Évadé d'une prison australienne à la fin des années 70, Lindsay atterrit à Bombay, la tentaculaire métropole de la côte ouest de l'Inde. Pour faire profil bas et échapper aux services internationaux de police, il élit domicile dans un immense bidonville, où il monte de bric et de broc une petite clinique de premiers soins grâce à une lointaine formation de secouriste. Repéré par la mafia locale, celui qu'on appelle désormais Linbaba entre peu à peu au service de la branche dirigée par le seigneur Abdel Khader Khan. Du trafic des devises à la contrefaçon de passeports en passant par le blanchiment d'argent dans l'industrie florissante du cinéma bollywoodien, l'ancien héroïnomane au grand cœur gravit un à un les échelons de la hiérarchie du crime organisé.

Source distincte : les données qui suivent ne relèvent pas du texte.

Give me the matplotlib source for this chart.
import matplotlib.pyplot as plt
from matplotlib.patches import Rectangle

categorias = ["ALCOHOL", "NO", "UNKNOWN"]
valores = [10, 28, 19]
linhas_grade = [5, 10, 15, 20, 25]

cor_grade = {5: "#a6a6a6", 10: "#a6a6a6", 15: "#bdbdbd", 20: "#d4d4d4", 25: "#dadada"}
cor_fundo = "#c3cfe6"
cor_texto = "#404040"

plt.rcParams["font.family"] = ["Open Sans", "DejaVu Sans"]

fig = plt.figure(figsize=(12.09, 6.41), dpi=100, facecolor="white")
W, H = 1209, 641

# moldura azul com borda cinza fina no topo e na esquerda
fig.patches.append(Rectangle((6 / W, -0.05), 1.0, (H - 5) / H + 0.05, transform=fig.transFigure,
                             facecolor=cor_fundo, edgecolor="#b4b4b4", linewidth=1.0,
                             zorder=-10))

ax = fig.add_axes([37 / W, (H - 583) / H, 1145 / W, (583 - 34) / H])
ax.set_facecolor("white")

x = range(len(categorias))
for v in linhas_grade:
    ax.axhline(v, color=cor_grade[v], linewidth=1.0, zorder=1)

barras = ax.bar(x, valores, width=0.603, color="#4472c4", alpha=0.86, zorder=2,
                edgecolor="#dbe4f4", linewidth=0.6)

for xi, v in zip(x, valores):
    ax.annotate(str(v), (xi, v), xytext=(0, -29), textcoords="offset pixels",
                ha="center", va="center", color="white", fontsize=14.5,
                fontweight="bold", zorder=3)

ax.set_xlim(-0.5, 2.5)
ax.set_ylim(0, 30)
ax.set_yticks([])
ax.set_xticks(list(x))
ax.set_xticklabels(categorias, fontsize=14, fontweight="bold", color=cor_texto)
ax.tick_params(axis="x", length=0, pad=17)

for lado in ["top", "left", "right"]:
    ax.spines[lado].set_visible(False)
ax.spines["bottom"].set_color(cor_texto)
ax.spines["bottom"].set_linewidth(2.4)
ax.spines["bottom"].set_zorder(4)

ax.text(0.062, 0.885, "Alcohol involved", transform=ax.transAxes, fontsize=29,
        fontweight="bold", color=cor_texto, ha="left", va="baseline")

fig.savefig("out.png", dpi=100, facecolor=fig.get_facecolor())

Entamé en prison, finalement publié en 2003, Shantaram est le récit partiellement autobiographique de l'existence de Gregory David Roberts, authentique criminel australien évadé d'un quartier de haute sécurité et en cavale dix ans durant à Bombay. Véritable claque littéraire, ce pavé d'un millier de pages nous emmène à la découverte de l'envers du décor, dans l'Inde du crime, de la drogue et de la prostitution, et même jusqu'aux montagnes enneigées de l'Afghanistan durant l'atroce conflit entre les moudjahidines et l'envahisseur soviétique. Shantaram - un surnom donné à Lin, qui signifie « homme de paix » en marathi - est une lecture marquante par l'improbable mais extraordinaire succession d'événements subis ou provoqués par le héros et ses amis ; par le réalisme saisissant de la peinture d'une Inde baroque, colorée, multiculturelle et extrême dans tous ses excès ; et par l'inconditionnel mélange de bonté, de sagesse et d'amour qui émane d'un narrateur pourtant confronté quotidiennement à la violence et à la misère.

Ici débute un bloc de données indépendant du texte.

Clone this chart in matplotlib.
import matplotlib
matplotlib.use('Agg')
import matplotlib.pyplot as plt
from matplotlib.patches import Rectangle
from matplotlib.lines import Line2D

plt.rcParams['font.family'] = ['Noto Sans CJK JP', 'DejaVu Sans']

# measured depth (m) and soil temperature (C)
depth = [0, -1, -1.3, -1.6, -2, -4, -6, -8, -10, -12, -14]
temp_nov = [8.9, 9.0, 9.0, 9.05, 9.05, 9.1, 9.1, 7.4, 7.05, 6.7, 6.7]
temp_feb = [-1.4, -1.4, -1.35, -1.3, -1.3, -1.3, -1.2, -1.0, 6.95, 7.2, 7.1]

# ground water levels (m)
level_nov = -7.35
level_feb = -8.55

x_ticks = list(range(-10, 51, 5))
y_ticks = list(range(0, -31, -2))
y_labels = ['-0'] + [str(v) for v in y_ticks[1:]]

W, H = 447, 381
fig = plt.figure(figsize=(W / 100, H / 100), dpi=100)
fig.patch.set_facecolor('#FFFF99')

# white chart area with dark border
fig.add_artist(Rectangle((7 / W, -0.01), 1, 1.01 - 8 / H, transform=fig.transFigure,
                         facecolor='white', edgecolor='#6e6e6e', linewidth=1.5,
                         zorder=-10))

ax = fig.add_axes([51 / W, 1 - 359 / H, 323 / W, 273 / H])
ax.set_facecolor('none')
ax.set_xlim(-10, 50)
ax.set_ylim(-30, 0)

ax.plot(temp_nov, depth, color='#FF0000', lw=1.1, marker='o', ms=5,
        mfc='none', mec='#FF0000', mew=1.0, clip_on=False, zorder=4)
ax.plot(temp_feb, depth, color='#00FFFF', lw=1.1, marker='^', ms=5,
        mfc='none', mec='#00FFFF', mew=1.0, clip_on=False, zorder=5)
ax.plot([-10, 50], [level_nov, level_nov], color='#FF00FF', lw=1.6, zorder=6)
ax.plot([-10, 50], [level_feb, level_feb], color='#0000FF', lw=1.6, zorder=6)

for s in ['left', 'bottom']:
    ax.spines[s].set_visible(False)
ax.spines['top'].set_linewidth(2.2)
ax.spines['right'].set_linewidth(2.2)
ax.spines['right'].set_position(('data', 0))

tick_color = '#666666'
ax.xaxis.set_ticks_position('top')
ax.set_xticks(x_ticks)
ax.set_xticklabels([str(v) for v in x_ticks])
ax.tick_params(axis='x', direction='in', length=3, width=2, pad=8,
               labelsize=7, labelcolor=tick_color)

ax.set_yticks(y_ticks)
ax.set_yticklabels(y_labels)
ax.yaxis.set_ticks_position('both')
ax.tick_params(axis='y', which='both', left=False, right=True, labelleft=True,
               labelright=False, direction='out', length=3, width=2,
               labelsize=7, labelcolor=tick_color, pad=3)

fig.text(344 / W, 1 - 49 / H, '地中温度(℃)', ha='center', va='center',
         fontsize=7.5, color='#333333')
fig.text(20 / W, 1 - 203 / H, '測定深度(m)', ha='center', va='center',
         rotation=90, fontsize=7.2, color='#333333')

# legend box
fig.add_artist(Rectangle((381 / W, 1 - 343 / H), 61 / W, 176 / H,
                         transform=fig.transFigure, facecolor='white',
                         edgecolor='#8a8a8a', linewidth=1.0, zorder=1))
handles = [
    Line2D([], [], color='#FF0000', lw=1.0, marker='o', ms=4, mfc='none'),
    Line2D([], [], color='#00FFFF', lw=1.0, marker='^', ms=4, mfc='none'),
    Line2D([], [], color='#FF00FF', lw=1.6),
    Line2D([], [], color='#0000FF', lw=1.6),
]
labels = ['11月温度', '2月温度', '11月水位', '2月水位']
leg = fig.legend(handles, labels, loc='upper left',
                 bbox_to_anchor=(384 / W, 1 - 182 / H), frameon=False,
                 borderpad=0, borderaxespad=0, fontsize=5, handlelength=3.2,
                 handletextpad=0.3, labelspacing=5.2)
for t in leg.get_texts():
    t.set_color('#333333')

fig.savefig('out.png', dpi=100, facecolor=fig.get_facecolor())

Comme Lin, on ressort de cette lecture complètement chamboulé, happé par cette ville-monde dangereuse et séduisante, irrémédiablement attiré par ce bidonville où l'amour et la dignité sont les règles tacites de la survie au milieu de la crasse, amoureux transi de l'envoûtante Karla aux yeux verts, plein d'une confiance fraternelle pour ces mafieux sympathiques et terriblement humains, et rempli d'adoration filiale pour Khaderbhai, le patriarche criminel philosophe.